And I tell you that you are Peter, and on this rock I will build my church, and the gates of Hades will not overcome it.
Why would God entrust his Church to such a flawed human being? Wouldn’t he rather pick one of his more morally consistent or level headed followers for the job?
When we sin, we usually try to find ways to “fix” ourselves. But Jesus wanted the leader of His Church to be someone who reminded us all that we fall short of “goodness,” and that the truly moral man or woman is not the one who always “gets it right,” but is the one who responds “yes, Lord, you know I love you,” even after having betrayed him.
The scandal of mercy continues to shock us 2000 years later.
The recent news about clergy sex abuse cover ups have forced me to dive deeper into the Church’s claim to authority. How could an institution that is so full of corruption and lies continue to be the universal sacrament of salvation? Did Christ really mean that nothing, not even abusive priests and hierarchs, could prevail against his Church?
I question this paradoxical promise not only in light of the sins of the Church’s shepherds, but also when I look at my own sins. No, I can’t say I’ve ever done anything as heinous as sexually abusing anyone. But neither can I claim that my track record is devoid of hypocrisy and deceitfulness. I often ask, “Christ, how can you continue to work with me, knowing how selfish I am? How can you put up with me knowing I’ll keep doing the same things again and again.”
I know many people are considering leaving the Church because of the abuse cover ups. Though I don’t feel it’s my place to try to convince them to stay, I must ask if they’ve ever spent time meditating on “the paradox.” Sure, other ecclesial communities may be less fraught with sex abuse scandals, but will the scandal of mercy disappear? And ultimately, are the evil actions of some priests enough to destroy Christ’s promise to Peter?

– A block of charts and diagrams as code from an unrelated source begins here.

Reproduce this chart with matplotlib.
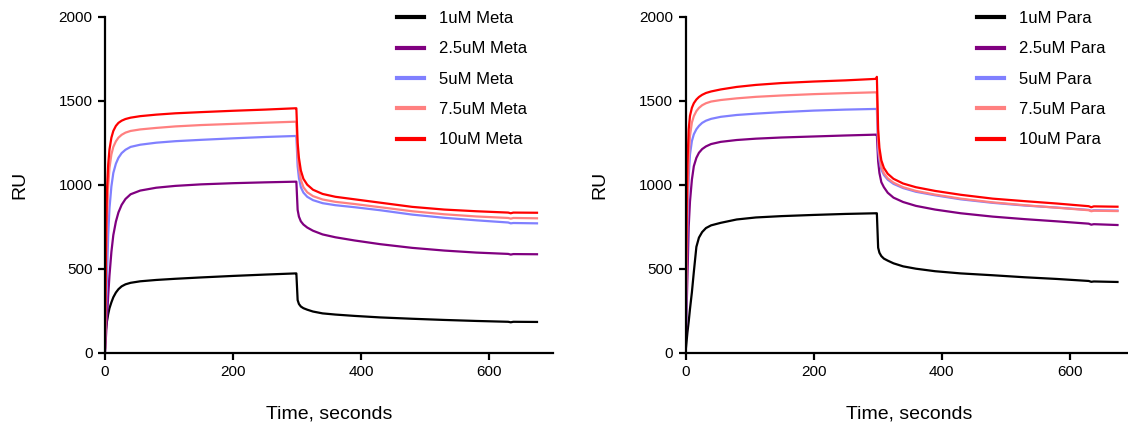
import matplotlib
matplotlib.use('Agg')
import matplotlib.pyplot as plt

plt.rcParams['font.family'] = ['Liberation Sans', 'DejaVu Sans']

# sample times (s) shared by every sensorgram
time = [0, 1, 2, 3, 5, 7, 10, 13, 17, 21, 26, 32, 40, 55, 80, 110, 150, 200, 250, 298,
        299,
        301, 303, 306, 310, 316, 325, 340, 360, 390, 430, 480, 530, 580, 630, 634, 638, 675]

concs = ['1uM', '2.5uM', '5uM', '7.5uM', '10uM']
colors = ['#000000', '#800080', '#8080ff', '#ff8080', '#ff0000']

# meta compound, RU
meta_1 = [60, 120, 160, 185, 230, 265, 300, 330, 358, 378, 395, 407, 416, 425, 433, 440, 448, 457, 465, 472,
          472,
          313, 290, 275, 265, 256, 245, 234, 227, 219, 210, 202, 195, 189, 184, 181, 184, 183]
meta_2p5 = [0, 60, 130, 200, 340, 460, 600, 700, 780, 835, 880, 915, 943, 965, 982, 993, 1002, 1009, 1014, 1018,
            1018,
            850, 810, 782, 763, 745, 726, 704, 687, 668, 646, 624, 608, 596, 588, 584, 587, 586]
meta_5 = [10, 120, 280, 450, 700, 860, 990, 1070, 1125, 1160, 1188, 1208, 1225, 1238, 1250, 1259, 1267, 1276, 1284, 1290,
          1290,
          1110, 1040, 985, 953, 928, 908, 890, 878, 866, 848, 822, 803, 788, 775, 770, 772, 770]
meta_7p5 = [20, 300, 580, 780, 990, 1100, 1180, 1225, 1258, 1280, 1297, 1310, 1320, 1329, 1338, 1347, 1355, 1362, 1369, 1375,
            1375,
            1180, 1095, 1030, 985, 955, 932, 912, 898, 885, 866, 842, 824, 811, 802, 798, 802, 800]
meta_10 = [30, 420, 760, 960, 1120, 1210, 1280, 1320, 1350, 1368, 1381, 1391, 1399, 1408, 1417, 1425, 1432, 1440, 1447, 1455,
           1455,
           1250, 1160, 1085, 1035, 1000, 970, 945, 928, 913, 893, 868, 852, 842, 834, 830, 834, 833]

# para compound, RU
para_1 = [0, 40, 80, 120, 185, 260, 360, 480, 630, 685, 718, 742, 758, 773, 793, 805, 813, 820, 826, 830,
          830,
          625, 595, 575, 560, 548, 532, 514, 500, 485, 472, 461, 449, 439, 427, 422, 424, 421]
para_2p5 = [0, 150, 300, 450, 750, 900, 1030, 1110, 1160, 1190, 1212, 1228, 1242, 1255, 1266, 1274, 1281, 1287, 1293, 1298,
            1298,
            1140, 1070, 1015, 985, 952, 923, 897, 874, 852, 830, 810, 795, 782, 768, 762, 765, 760]
para_5 = [0, 220, 480, 750, 1050, 1180, 1260, 1300, 1330, 1350, 1368, 1381, 1392, 1404, 1415, 1423, 1432, 1441, 1447, 1451,
          1451,
          1210, 1145, 1090, 1058, 1030, 1005, 980, 958, 937, 913, 892, 876, 864, 850, 845, 848, 846]
para_7p5 = [0, 320, 650, 900, 1150, 1290, 1370, 1408, 1438, 1457, 1473, 1485, 1495, 1504, 1514, 1523, 1531, 1539, 1545, 1550,
            1550,
            1260, 1170, 1105, 1068, 1038, 1012, 985, 963, 941, 917, 895, 878, 863, 848, 842, 845, 843]
para_10 = [0, 480, 880, 1120, 1330, 1410, 1458, 1485, 1507, 1522, 1535, 1546, 1555, 1567, 1582, 1594, 1605, 1614, 1621, 1630,
           1642,
           1330, 1220, 1145, 1100, 1065, 1035, 1007, 985, 963, 940, 917, 902, 888, 872, 866, 871, 869]

panels = [
    ('Meta', [meta_1, meta_2p5, meta_5, meta_7p5, meta_10], 105, 397),
    ('Para', [para_1, para_2p5, para_5, para_7p5, para_10], 685.5, 977),
]

W, H = 1128, 430
fig = plt.figure(figsize=(W / 100, H / 100), dpi=100)

for name, series, left_px, leg_px in panels:
    ax = fig.add_axes([left_px / W, (H - 352.7) / H, 448 / W, 336 / H])
    for conc, ru, c in zip(concs, series, colors):
        ax.plot(time, ru, color=c, lw=1.6, label=conc + ' ' + name)
    ax.set_xlim(0, 700)
    ax.set_ylim(0, 2000)
    ax.set_xticks([0, 200, 400, 600])
    ax.set_yticks([0, 500, 1000, 1500, 2000])
    for s in ['top', 'right']:
        ax.spines[s].set_visible(False)
    for s in ['left', 'bottom']:
        ax.spines[s].set_linewidth(1.6)
    ax.tick_params(direction='out', length=5, width=1.6, labelsize=11, pad=4)
    ax.set_xlabel('Time, seconds', fontsize=14, labelpad=19)
    ax.set_ylabel('RU', fontsize=14, labelpad=22)
    ax.legend(loc='upper left', bbox_to_anchor=(leg_px / W, 1 - 11 / H),
              bbox_transform=fig.transFigure, frameon=False, fontsize=12,
              handlelength=1.6, handletextpad=0.9, labelspacing=0.92,
              borderaxespad=0, borderpad=0)
    for h in ax.get_legend().legend_handles:
        h.set_linewidth(3)

fig.savefig('out.png', dpi=100)
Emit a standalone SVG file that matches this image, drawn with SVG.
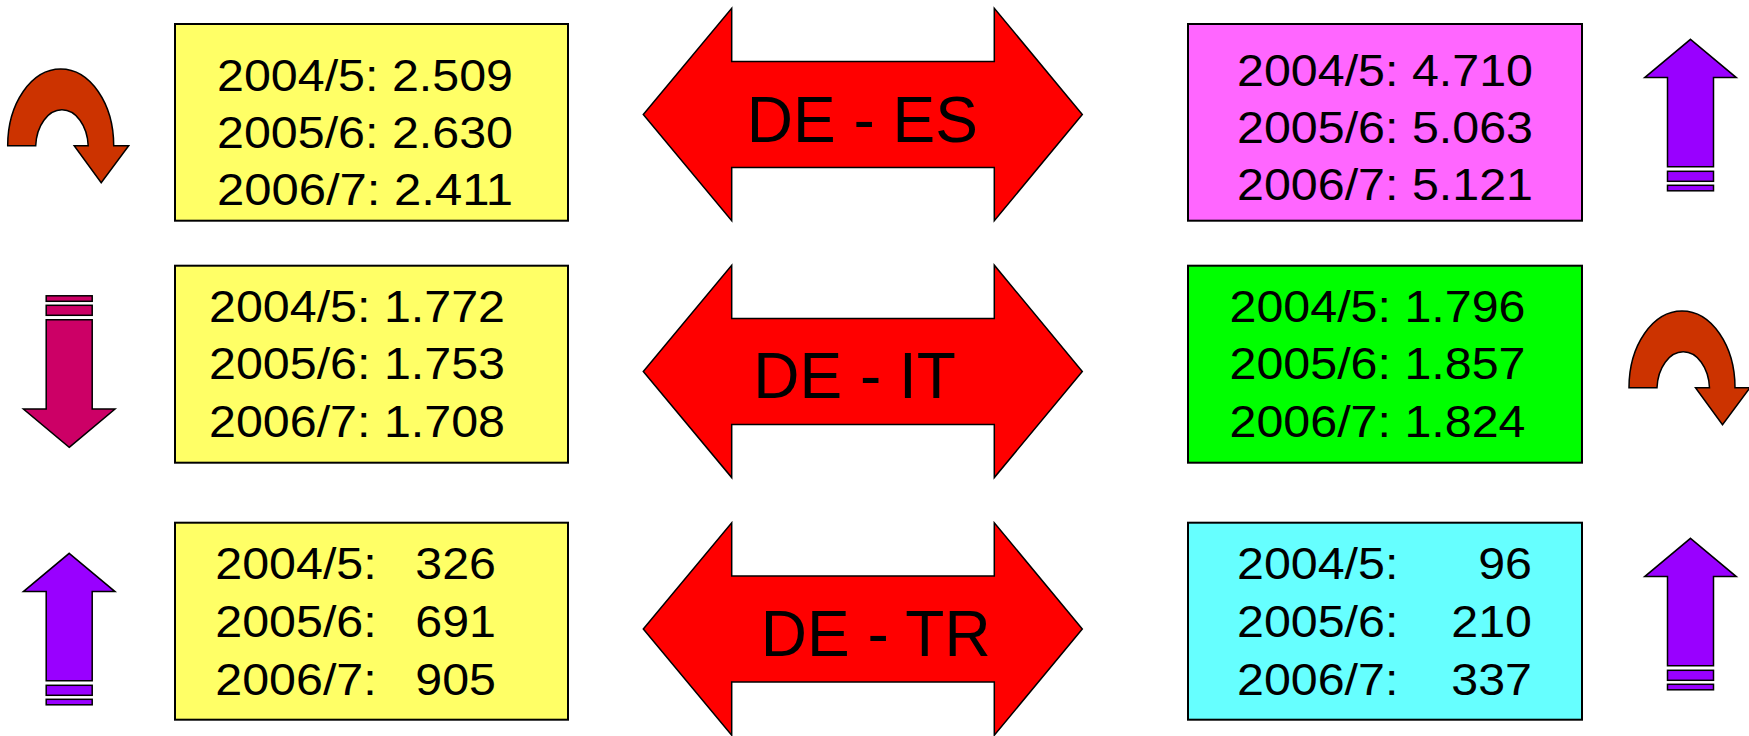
<svg xmlns="http://www.w3.org/2000/svg" xmlns:xlink="http://www.w3.org/1999/xlink" width="1749" height="736" viewBox="0 0 1749 736">
<style>
.box{stroke:#000;stroke-width:2}
.t{font-family:"Liberation Sans",Arial,sans-serif;font-size:45px;fill:#000}
.lbl{font-family:"Liberation Sans",Arial,sans-serif;font-size:64px;fill:#000}
.dbl{fill:#FF0000;stroke:#000;stroke-width:1.5;stroke-linejoin:miter}
.up{fill:#9900FF;stroke:#000;stroke-width:1.5}
.down{fill:#CC0066;stroke:#000;stroke-width:1.5}
.uturn{fill:#CC3300;stroke:#000;stroke-width:1.5}
</style>
<defs>
<path id="dblArrow" d="M0,0 L88.4,-106.2 L88.4,-53 L351,-53 L351,-106.2 L439,0 L351,106.2 L351,53 L88.4,53 L88.4,106.2 Z"/>
<g id="arrowUp">
<path d="M0,0 L45.8,38.3 L23,38.3 L23,127.5 L-23,127.5 L-23,38.3 L-45.8,38.3 Z"/>
<rect x="-23" y="132" width="46" height="10"/>
<rect x="-23" y="146" width="46" height="5.5"/>
</g>
<path id="uTurn" d="M0,0 A53,76.7 0 0 1 106,0 L121,0 L93.5,37 L66.5,0 L80.5,0 A26.3,38.2 0 0 0 28,0 Z"/>
</defs>
<rect width="1749" height="736" fill="#fff"/>

<g id="connectors">
<g id="link-de-es">
<use xlink:href="#dblArrow" class="dbl" transform="translate(643.3,114.5)"/>
<text class="lbl" x="746.7" y="141.7">DE - ES</text>
</g>
<g id="link-de-it">
<use xlink:href="#dblArrow" class="dbl" transform="translate(643.3,371.4)"/>
<text class="lbl" x="753.3" y="398.3">DE - IT</text>
</g>
<g id="link-de-tr">
<use xlink:href="#dblArrow" class="dbl" transform="translate(643.3,629)"/>
<text class="lbl" x="760.7" y="656">DE - TR</text>
</g>
</g>

<g id="trend-de-es">
<use xlink:href="#uTurn" class="uturn" transform="translate(7.7,145.7)"/>
</g>
<g id="box-de-es">
<rect class="box" x="175" y="24" width="393" height="196.7" fill="#FFFF66"/>
<text class="t" x="217" y="90.5" textLength="296" lengthAdjust="spacingAndGlyphs">2004/5: 2.509</text>
<text class="t" x="217" y="147.5" textLength="296" lengthAdjust="spacingAndGlyphs">2005/6: 2.630</text>
<text class="t" x="217" y="204.5" textLength="296" lengthAdjust="spacingAndGlyphs">2006/7: 2.411</text>
</g>

<g id="trend-de-it">
<use xlink:href="#arrowUp" class="down" transform="translate(69.2,447.3) scale(1,-1)"/>
</g>
<g id="box-de-it">
<rect class="box" x="175" y="265.7" width="393" height="197" fill="#FFFF66"/>
<text class="t" x="209" y="321.7" textLength="296" lengthAdjust="spacingAndGlyphs">2004/5: 1.772</text>
<text class="t" x="209" y="379.3" textLength="296" lengthAdjust="spacingAndGlyphs">2005/6: 1.753</text>
<text class="t" x="209" y="436.7" textLength="296" lengthAdjust="spacingAndGlyphs">2006/7: 1.708</text>
</g>

<g id="trend-de-tr">
<use xlink:href="#arrowUp" class="up" transform="translate(69.2,553.3)"/>
</g>
<g id="box-de-tr">
<rect class="box" x="175" y="522.7" width="393" height="197" fill="#FFFF66"/>
<text class="t" x="215.3" y="579.3" textLength="161.4" lengthAdjust="spacingAndGlyphs">2004/5:</text>
<text class="t" x="496" y="579.3" text-anchor="end" textLength="80.7" lengthAdjust="spacingAndGlyphs">326</text>
<text class="t" x="215.3" y="637" textLength="161.4" lengthAdjust="spacingAndGlyphs">2005/6:</text>
<text class="t" x="496" y="637" text-anchor="end" textLength="80.7" lengthAdjust="spacingAndGlyphs">691</text>
<text class="t" x="215.3" y="695" textLength="161.4" lengthAdjust="spacingAndGlyphs">2006/7:</text>
<text class="t" x="496" y="695" text-anchor="end" textLength="80.7" lengthAdjust="spacingAndGlyphs">905</text>
</g>

<g id="box-es">
<rect class="box" x="1188" y="24" width="394" height="196.7" fill="#FF66FF"/>
<text class="t" x="1237" y="85.5" textLength="296" lengthAdjust="spacingAndGlyphs">2004/5: 4.710</text>
<text class="t" x="1237" y="142.5" textLength="296" lengthAdjust="spacingAndGlyphs">2005/6: 5.063</text>
<text class="t" x="1237" y="199.5" textLength="296" lengthAdjust="spacingAndGlyphs">2006/7: 5.121</text>
</g>
<g id="trend-es">
<use xlink:href="#arrowUp" class="up" transform="translate(1690.5,39.3)"/>
</g>

<g id="box-it">
<rect class="box" x="1188" y="265.7" width="394" height="197" fill="#00FF00"/>
<text class="t" x="1229.5" y="321.7" textLength="296" lengthAdjust="spacingAndGlyphs">2004/5: 1.796</text>
<text class="t" x="1229.5" y="379.3" textLength="296" lengthAdjust="spacingAndGlyphs">2005/6: 1.857</text>
<text class="t" x="1229.5" y="436.7" textLength="296" lengthAdjust="spacingAndGlyphs">2006/7: 1.824</text>
</g>
<g id="trend-it">
<use xlink:href="#uTurn" class="uturn" transform="translate(1629,387.7)"/>
</g>

<g id="box-tr">
<rect class="box" x="1188" y="522.7" width="394" height="197" fill="#66FFFF"/>
<text class="t" x="1237" y="579.3" textLength="161.4" lengthAdjust="spacingAndGlyphs">2004/5:</text>
<text class="t" x="1532" y="579.3" text-anchor="end" textLength="53.8" lengthAdjust="spacingAndGlyphs">96</text>
<text class="t" x="1237" y="637" textLength="161.4" lengthAdjust="spacingAndGlyphs">2005/6:</text>
<text class="t" x="1532" y="637" text-anchor="end" textLength="80.7" lengthAdjust="spacingAndGlyphs">210</text>
<text class="t" x="1237" y="695" textLength="161.4" lengthAdjust="spacingAndGlyphs">2006/7:</text>
<text class="t" x="1532" y="695" text-anchor="end" textLength="80.7" lengthAdjust="spacingAndGlyphs">337</text>
</g>
<g id="trend-tr">
<use xlink:href="#arrowUp" class="up" transform="translate(1690.5,538.3)"/>
</g>
</svg>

It’s my prayer that those people will stick around to ask those questions with the rest of us…especially those who have been abused. Christ needs them to work as channels of his promise and as vessels of renewal. Without their voices, without their stories, who will cast out the falsehood and evil forces brought in by some of the Church’s immoral shepherds?
I pray to St. Francis that those who have a vision for a holier Church will stay to help bring about the reforms that She needs so desperately. And I pray that those who have been abused will begin to share their stories, and that the hierarchy will offer opportunities for their voices to be heard. Without the faith of the flock, the dazzling light of Christ’s love–thought it will never be totally vanquished–will begin to fade into a flickering flame…the vibrant voice of his promise will be reduced to a trembling murmur.